Quanto às instituições de ensino superior, é passada a hora de assumir responsabilidades pelos atos de seus alunos, ainda que não sejam cometidos dentro dos limites físicos da instituição de ensino. Isso não interessa! Se a justiça condenar um aluno por prática de trote, ele deve ser expulso da faculdade, através de um processo administrativo regular e, depois, se ele quiser tentar restabelecer seus direitos e a sua vaga, que o faça, pagando a um bom advogado e provocando, desta feita como autor, os nossos tribunais.
Quanto aos calouros, espero que façam de tudo para não se deixarem submeter a esta barbárie. Quando existe covardia e desproporcionalidade, vale tudo para se defender, inclusive o uso da força que, certamente, em casos assim, seriam facilmente identificados como legítima defesa. Além disso, todos os que incitaram à realização do trote deverão ser denunciados, identificados e processados por aqueles que tenham se sentido lesados pelo ato. É o mínimo que se pode esperar de quem acaba de entrar numa escola que, além de preparar futuros profissionais, também deve se prestar ao papel de melhorar o perfil dos cidadãos de nosso país.
Quando isso se tornar uma prática comum, tenho certeza, ainda que demore um pouco, os trotes vão diminuir até o seu total desaparecimento.
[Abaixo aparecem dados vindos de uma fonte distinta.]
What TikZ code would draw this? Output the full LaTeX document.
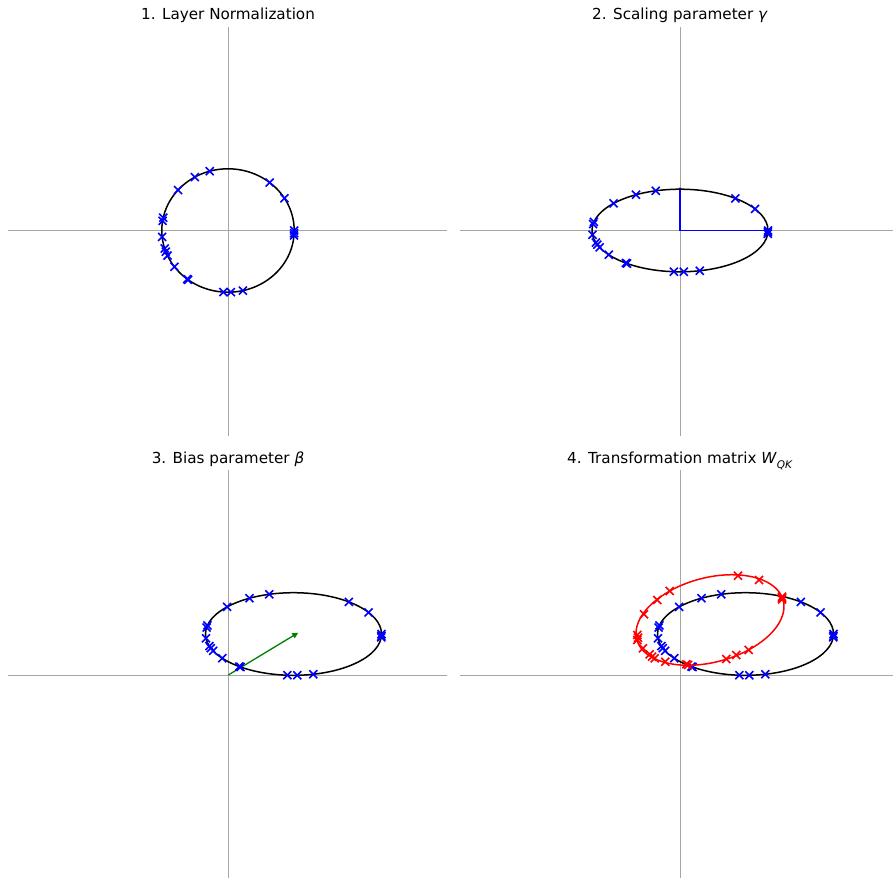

Mas, enquanto isso não acontece, confesso que terei um estranho prazer ao ter notícias de jovens idiotas, com um futuro pela frente, no início de suas vidas maduras, substituírem a fila da biblioteca pela fila da identificação datiloscópica e da fotografia, que deverão enfeitar a sua primeira e inesquecível ficha criminal.
É bem possível que uma experiência assim, associada à responsabilidade com o cumprimento de uma pena de prestação de serviços gratuitos à sociedade, além do ônus de encher comunidades carentes com providenciais cestas básicas, possam ser suficientes para que estas pessoas consigam a desejada ressocialização, agarrando com unhas e dentes, uma chance nem sempre permitida a todos: a de começar de novo.